Supplied information:
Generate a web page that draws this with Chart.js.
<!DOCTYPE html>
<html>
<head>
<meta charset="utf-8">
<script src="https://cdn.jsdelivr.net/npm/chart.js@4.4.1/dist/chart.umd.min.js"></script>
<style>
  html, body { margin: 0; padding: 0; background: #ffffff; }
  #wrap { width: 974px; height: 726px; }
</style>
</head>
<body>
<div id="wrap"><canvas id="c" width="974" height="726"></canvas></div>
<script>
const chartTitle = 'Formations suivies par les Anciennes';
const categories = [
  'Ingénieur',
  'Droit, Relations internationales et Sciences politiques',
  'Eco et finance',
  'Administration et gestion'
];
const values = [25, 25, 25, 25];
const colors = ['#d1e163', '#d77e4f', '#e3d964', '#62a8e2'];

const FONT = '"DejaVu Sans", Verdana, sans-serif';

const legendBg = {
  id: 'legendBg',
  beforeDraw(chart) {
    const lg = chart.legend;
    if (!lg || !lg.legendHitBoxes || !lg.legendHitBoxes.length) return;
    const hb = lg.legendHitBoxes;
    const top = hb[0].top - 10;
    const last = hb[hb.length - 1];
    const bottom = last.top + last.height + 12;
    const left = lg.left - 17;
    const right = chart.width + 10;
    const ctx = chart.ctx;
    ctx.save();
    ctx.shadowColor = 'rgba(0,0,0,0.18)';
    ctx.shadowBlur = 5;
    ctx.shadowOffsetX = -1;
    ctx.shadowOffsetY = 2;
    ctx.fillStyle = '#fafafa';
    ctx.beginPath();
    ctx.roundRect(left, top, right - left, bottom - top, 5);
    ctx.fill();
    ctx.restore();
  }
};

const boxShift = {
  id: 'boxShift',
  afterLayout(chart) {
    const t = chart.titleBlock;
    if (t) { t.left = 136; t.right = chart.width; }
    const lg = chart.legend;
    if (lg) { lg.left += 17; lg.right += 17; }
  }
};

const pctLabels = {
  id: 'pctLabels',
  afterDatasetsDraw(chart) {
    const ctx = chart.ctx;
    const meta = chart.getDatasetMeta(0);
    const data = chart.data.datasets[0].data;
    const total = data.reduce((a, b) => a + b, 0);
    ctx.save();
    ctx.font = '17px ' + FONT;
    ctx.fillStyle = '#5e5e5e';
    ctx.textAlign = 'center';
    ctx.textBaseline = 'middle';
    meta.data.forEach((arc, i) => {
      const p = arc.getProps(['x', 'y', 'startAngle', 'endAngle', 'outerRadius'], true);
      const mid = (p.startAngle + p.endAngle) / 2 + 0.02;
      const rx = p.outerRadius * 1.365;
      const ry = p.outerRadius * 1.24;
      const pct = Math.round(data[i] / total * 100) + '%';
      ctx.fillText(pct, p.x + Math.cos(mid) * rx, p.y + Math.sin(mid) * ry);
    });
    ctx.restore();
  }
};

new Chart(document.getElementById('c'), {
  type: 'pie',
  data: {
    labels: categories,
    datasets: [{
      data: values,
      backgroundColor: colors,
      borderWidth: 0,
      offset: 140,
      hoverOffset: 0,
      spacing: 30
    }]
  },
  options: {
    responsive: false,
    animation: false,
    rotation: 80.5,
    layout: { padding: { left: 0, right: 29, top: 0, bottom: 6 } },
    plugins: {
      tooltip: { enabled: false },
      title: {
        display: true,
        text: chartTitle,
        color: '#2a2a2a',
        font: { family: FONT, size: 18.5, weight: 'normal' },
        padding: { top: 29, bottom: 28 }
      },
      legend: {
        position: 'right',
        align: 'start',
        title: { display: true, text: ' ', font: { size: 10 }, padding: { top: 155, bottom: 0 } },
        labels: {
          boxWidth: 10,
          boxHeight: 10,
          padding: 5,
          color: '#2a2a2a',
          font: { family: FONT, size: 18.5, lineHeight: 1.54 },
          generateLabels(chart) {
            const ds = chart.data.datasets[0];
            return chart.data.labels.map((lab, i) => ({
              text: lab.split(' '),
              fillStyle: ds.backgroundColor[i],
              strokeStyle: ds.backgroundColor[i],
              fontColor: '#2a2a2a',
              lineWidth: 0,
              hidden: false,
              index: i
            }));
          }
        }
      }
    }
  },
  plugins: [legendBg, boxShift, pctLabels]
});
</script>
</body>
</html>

Aim: Quote exactly the stretch of lines above that starts at the first one and ends at the line with "const colors = ['#d1e163', '#d77e4f', '#e3d964', '#62a8e2'];", and nothing beyond it.

Expected answer:
Generate a web page that draws this with Chart.js.
<!DOCTYPE html>
<html>
<head>
<meta charset="utf-8">
<script src="https://cdn.jsdelivr.net/npm/chart.js@4.4.1/dist/chart.umd.min.js"></script>
<style>
  html, body { margin: 0; padding: 0; background: #ffffff; }
  #wrap { width: 974px; height: 726px; }
</style>
</head>
<body>
<div id="wrap"><canvas id="c" width="974" height="726"></canvas></div>
<script>
const chartTitle = 'Formations suivies par les Anciennes';
const categories = [
  'Ingénieur',
  'Droit, Relations internationales et Sciences politiques',
  'Eco et finance',
  'Administration et gestion'
];
const values = [25, 25, 25, 25];
const colors = ['#d1e163', '#d77e4f', '#e3d964', '#62a8e2'];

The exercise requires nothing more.